RAW DATA =>
☆ ☆ ☆ ☆
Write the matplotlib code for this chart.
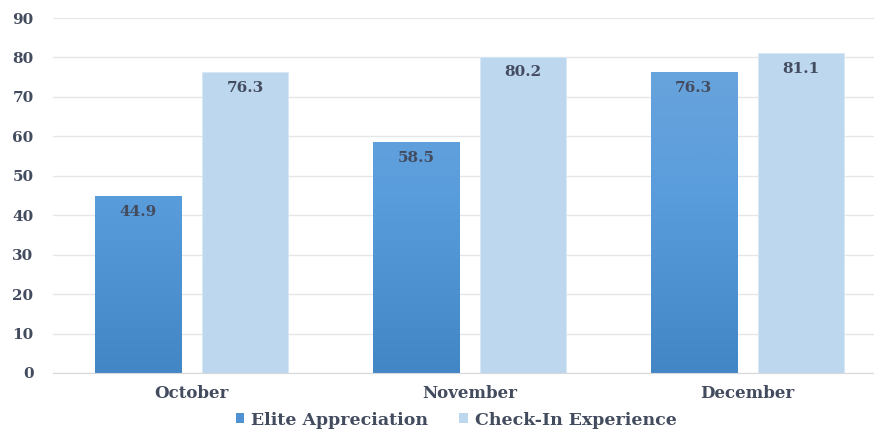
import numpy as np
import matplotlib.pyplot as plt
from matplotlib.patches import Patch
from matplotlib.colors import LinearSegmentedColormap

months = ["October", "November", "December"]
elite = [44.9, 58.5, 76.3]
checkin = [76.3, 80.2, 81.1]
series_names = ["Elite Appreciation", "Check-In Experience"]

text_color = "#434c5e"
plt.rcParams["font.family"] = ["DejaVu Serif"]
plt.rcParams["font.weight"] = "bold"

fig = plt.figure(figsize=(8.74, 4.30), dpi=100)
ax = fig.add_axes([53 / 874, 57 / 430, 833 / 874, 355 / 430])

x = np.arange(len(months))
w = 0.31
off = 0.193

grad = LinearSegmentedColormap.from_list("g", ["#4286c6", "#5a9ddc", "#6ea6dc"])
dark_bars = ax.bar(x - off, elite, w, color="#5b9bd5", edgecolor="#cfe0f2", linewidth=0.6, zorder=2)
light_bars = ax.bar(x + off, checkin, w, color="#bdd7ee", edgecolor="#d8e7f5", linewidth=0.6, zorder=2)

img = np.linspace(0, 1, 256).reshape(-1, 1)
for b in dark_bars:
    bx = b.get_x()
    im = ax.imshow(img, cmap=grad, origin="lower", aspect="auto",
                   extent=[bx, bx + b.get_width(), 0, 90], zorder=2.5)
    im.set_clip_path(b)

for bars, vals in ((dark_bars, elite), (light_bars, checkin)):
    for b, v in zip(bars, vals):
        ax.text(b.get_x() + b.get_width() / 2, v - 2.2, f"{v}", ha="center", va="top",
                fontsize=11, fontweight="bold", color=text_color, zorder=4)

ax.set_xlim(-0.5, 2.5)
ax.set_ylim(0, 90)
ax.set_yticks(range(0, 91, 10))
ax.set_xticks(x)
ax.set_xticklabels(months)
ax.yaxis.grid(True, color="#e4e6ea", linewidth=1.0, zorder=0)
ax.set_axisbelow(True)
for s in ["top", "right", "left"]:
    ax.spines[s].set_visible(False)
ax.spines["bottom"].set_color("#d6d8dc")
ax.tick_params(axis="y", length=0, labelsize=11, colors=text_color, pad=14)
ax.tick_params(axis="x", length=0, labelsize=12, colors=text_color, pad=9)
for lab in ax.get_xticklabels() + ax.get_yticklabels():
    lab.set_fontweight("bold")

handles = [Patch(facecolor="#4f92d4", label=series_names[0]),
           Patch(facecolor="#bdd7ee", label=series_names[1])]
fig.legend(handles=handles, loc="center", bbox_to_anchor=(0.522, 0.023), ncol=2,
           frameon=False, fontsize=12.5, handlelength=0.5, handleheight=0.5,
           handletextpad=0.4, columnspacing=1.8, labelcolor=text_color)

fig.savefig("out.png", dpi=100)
☆ ☆ ☆ ☆
Transcribe the opening line of the listing above, please, and every line after it through the line with "im.set_clip_path(b)", word for word, without pictures.

Write the matplotlib code for this chart.
import numpy as np
import matplotlib.pyplot as plt
from matplotlib.patches import Patch
from matplotlib.colors import LinearSegmentedColormap

months = ["October", "November", "December"]
elite = [44.9, 58.5, 76.3]
checkin = [76.3, 80.2, 81.1]
series_names = ["Elite Appreciation", "Check-In Experience"]

text_color = "#434c5e"
plt.rcParams["font.family"] = ["DejaVu Serif"]
plt.rcParams["font.weight"] = "bold"

fig = plt.figure(figsize=(8.74, 4.30), dpi=100)
ax = fig.add_axes([53 / 874, 57 / 430, 833 / 874, 355 / 430])

x = np.arange(len(months))
w = 0.31
off = 0.193

grad = LinearSegmentedColormap.from_list("g", ["#4286c6", "#5a9ddc", "#6ea6dc"])
dark_bars = ax.bar(x - off, elite, w, color="#5b9bd5", edgecolor="#cfe0f2", linewidth=0.6, zorder=2)
light_bars = ax.bar(x + off, checkin, w, color="#bdd7ee", edgecolor="#d8e7f5", linewidth=0.6, zorder=2)

img = np.linspace(0, 1, 256).reshape(-1, 1)
for b in dark_bars:
    bx = b.get_x()
    im = ax.imshow(img, cmap=grad, origin="lower", aspect="auto",
                   extent=[bx, bx + b.get_width(), 0, 90], zorder=2.5)
    im.set_clip_path(b)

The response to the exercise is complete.